Published: December 2014 | Category: Research & reports , Research programme , Performance monitoring , Activity management , Natural hazard risk management , Safety, security and public health , Environmental impacts of land transport , Transport demand management , Integrated land use and transport systems , Sustainable land transport , About the research programme , Economic development | Audience: General
A key element of the Safer Journeys national road safety strategy is safer speeds. In some cases, particularly where investment to make roads safer at current speeds cannot be justified, this means reduced speed limits for both urban and rural roads.
This research considered the level of acceptance of and compliance with reduced speed limits. It examined information from a number of speed limit changes around New Zealand, including town centres, along strip shopping, suburban streets, mountainous roads, flat state highways and local roads. Before and after speeds were compared for any speed reductions and driver compliance.
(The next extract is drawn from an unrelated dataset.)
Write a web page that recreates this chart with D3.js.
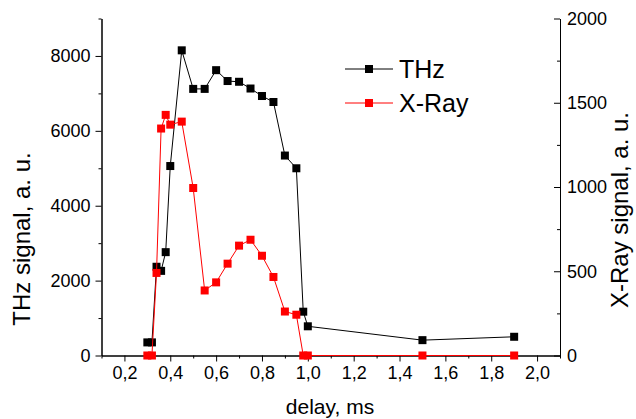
<!DOCTYPE html>
<html>
<head>
<meta charset="utf-8">
<script src="https://cdn.jsdelivr.net/npm/d3@7"></script>
<style>
  body { margin: 0; background: #fff; }
  svg text { font-family: "Liberation Sans", Arial, sans-serif; fill: #000; }
</style>
</head>
<body>
<div id="chart"></div>
<script>
// delay in ms, shared by both series
var delay = [0.30, 0.32, 0.34, 0.36, 0.38, 0.40, 0.45, 0.50, 0.55, 0.60, 0.65, 0.70,
             0.75, 0.80, 0.85, 0.90, 0.95, 0.98, 1.00, 1.50, 1.90];
// THz signal (left axis)
var thz = [350, 350, 2370, 2260, 2760, 5060, 8150, 7120, 7120, 7620, 7330, 7310,
           7130, 6930, 6770, 5340, 5000, 1170, 780, 410, 500];
// X-Ray signal (right axis)
var xray = [0, 0, 490, 1347, 1428, 1370, 1388, 994, 386, 434, 545, 652,
            687, 592, 466, 261, 242, 0, 0, 0, 0];

var xTicks = [0.2, 0.4, 0.6, 0.8, 1.0, 1.2, 1.4, 1.6, 1.8, 2.0];
var yLeftTicks = [0, 2000, 4000, 6000, 8000];
var yRightTicks = [0, 500, 1000, 1500, 2000];

var width = 636, height = 419;
var plotLeft = 101.5, plotRight = 560, plotTop = 18.5, plotBottom = 355.5;

var svg = d3.select("#chart").append("svg")
  .attr("width", width)
  .attr("height", height);

var x = d3.scaleLinear().domain([0.1, 2.1]).range([plotLeft, plotRight]);
var yL = d3.scaleLinear().domain([0, 9000]).range([plotBottom, plotTop]);
var yR = d3.scaleLinear().domain([0, 2000]).range([plotBottom, plotTop]);

var comma = function(d) { return d3.format(".1f")(d).replace(".", ","); };
var plain = d3.format("d");

// bottom axis
svg.append("g")
  .attr("transform", "translate(0," + plotBottom + ")")
  .call(d3.axisBottom(x).tickValues(xTicks).tickFormat(comma).tickSize(6).tickSizeOuter(0).tickPadding(5));
svg.append("g")
  .attr("transform", "translate(0," + plotBottom + ")")
  .call(d3.axisBottom(x).tickValues(d3.range(0.1, 2.15, 0.2)).tickFormat("").tickSize(3).tickSizeOuter(0));

// left axis
svg.append("g")
  .attr("transform", "translate(" + plotLeft + ",0)")
  .call(d3.axisLeft(yL).tickValues(yLeftTicks).tickFormat(plain).tickSize(6).tickSizeOuter(0).tickPadding(5));
svg.append("g")
  .attr("transform", "translate(" + plotLeft + ",0)")
  .call(d3.axisLeft(yL).tickValues([1000, 3000, 5000, 7000, 9000]).tickFormat("").tickSize(3).tickSizeOuter(0));

// right axis, ticks point into the plot
svg.append("g")
  .attr("transform", "translate(" + plotRight + ",0)")
  .call(d3.axisRight(yR).tickValues(yRightTicks).tickFormat(plain).tickSize(-6).tickSizeOuter(0).tickPadding(7));
svg.append("g")
  .attr("transform", "translate(" + plotRight + ",0)")
  .call(d3.axisRight(yR).tickValues([250, 750, 1250, 1750]).tickFormat("").tickSize(-3).tickSizeOuter(0));

svg.selectAll(".domain").attr("stroke", "#000");
svg.selectAll(".tick line").attr("stroke", "#000");
svg.selectAll(".tick text").style("font-size", "18px");

// axis titles
svg.append("text")
  .attr("transform", "translate(30,239) rotate(-90)")
  .attr("text-anchor", "middle")
  .style("font-size", "24px")
  .text("THz signal, a. u.");
svg.append("text")
  .attr("transform", "translate(628,210) rotate(-90)")
  .attr("text-anchor", "middle")
  .style("font-size", "24px")
  .text("X-Ray signal, a. u.");
svg.append("text")
  .attr("x", 330)
  .attr("y", 414)
  .attr("text-anchor", "middle")
  .style("font-size", "21px")
  .text("delay, ms");

// series
var ms = 8;
function drawSeries(values, scale, color) {
  var line = d3.line()
    .x(function(d, i) { return x(delay[i]); })
    .y(function(d) { return scale(d); });
  svg.append("path")
    .datum(values)
    .attr("fill", "none")
    .attr("stroke", color)
    .attr("stroke-width", 1)
    .attr("d", line);
  svg.append("g").selectAll("rect")
    .data(values)
    .enter().append("rect")
      .attr("x", function(d, i) { return x(delay[i]) - ms / 2; })
      .attr("y", function(d) { return scale(d) - ms / 2; })
      .attr("width", ms)
      .attr("height", ms)
      .attr("fill", color);
}
drawSeries(thz, yL, "#000");
drawSeries(xray, yR, "#ff0000");

// legend
var legend = [{name: "THz", color: "#000", y: 69}, {name: "X-Ray", color: "#ff0000", y: 103}];
var lg = svg.append("g").selectAll("g").data(legend).enter().append("g");
lg.append("line")
  .attr("x1", 345).attr("x2", 393)
  .attr("y1", function(d) { return d.y; }).attr("y2", function(d) { return d.y; })
  .attr("stroke", function(d) { return d.color; });
lg.append("rect")
  .attr("x", 369 - ms / 2).attr("y", function(d) { return d.y - ms / 2; })
  .attr("width", ms).attr("height", ms)
  .attr("fill", function(d) { return d.color; });
lg.append("text")
  .attr("x", 399).attr("y", function(d) { return d.y + 9; })
  .style("font-size", "25px")
  .text(function(d) { return d.name; });
</script>
</body>
</html>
The acceptance of reduced speed limits was researched using the limited literature available on this topic, a web questionnaire survey and the experience of three local councils. These showed a greater acceptance of reduced speed limits on hilly and mountainous rural roads and in shopping streets.
There was less acceptance for reduced speed limits in suburban streets (except immediately around schools) and on straight flat rural roads with a lot of roadside hazards and frequently occurring priority intersections.
Drivers do not appear to understand the crash risks of these scenarios, even when relatively extensive media and consultation programmes are undertaken.